Abstract

Stellar mergers are estimated to be common events in the Galaxy. The best studied stellar merger case to date is V1309 Sco (= Nova Scorpii 2008) which was originally misclassified as a Nova event. Later identified as the merger of the components of a cool overcontact binary system with 1.52 Msun and 0.16 Msun, V1309 Sco showed an initial period of P = 1.4 days before the merger. Post-outburst evolution demonstrated that V1309 Sco was unlike the typical Classical Novae and Symbiotic Recurrent Novae with significant dust production around it, and indicated that the system may become a post-AGB (or pre-PN) soon.

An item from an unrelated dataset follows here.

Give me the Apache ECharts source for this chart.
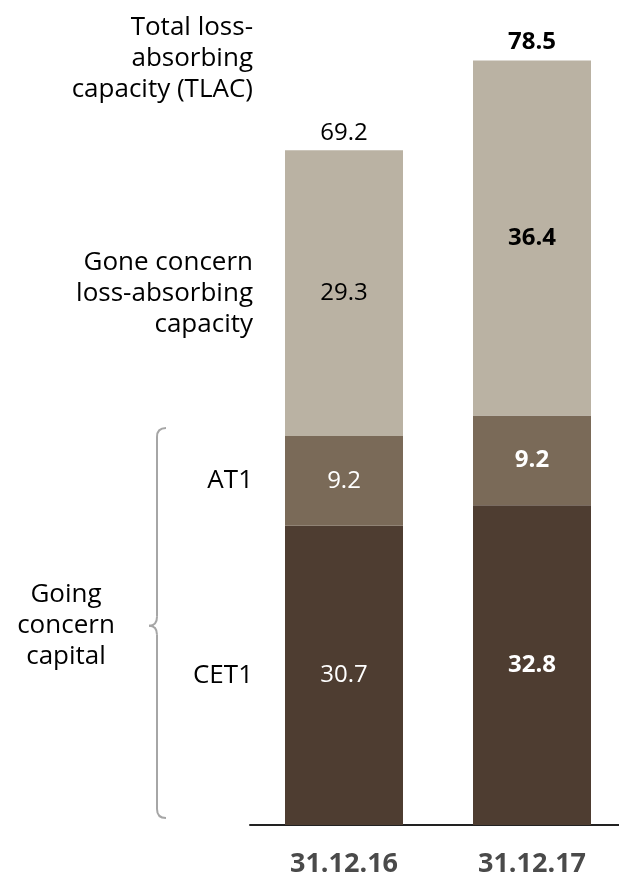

Here we present a study of V1309 Sco about ten years after the outburst, based on near-IR variability and colour data from the ESO surveys VISTA Variables in the V\'{i}a L\'actea (VVV) and VVV eXtended (VVVX). We find that reasonable equilibrium in this stellar merger is being reached and that the star has settled into a nearly constant magnitude. A dramatic change in its near-IR colours from (J-Ks) = 1.40 in 2010 to (J-Ks) = 0.42 in 2015 and a possible low amplitude periodic signal with P = 0.49 days in the post-outburst data are consistent with a "blue straggler" star, predicted to be formed from a stellar merger.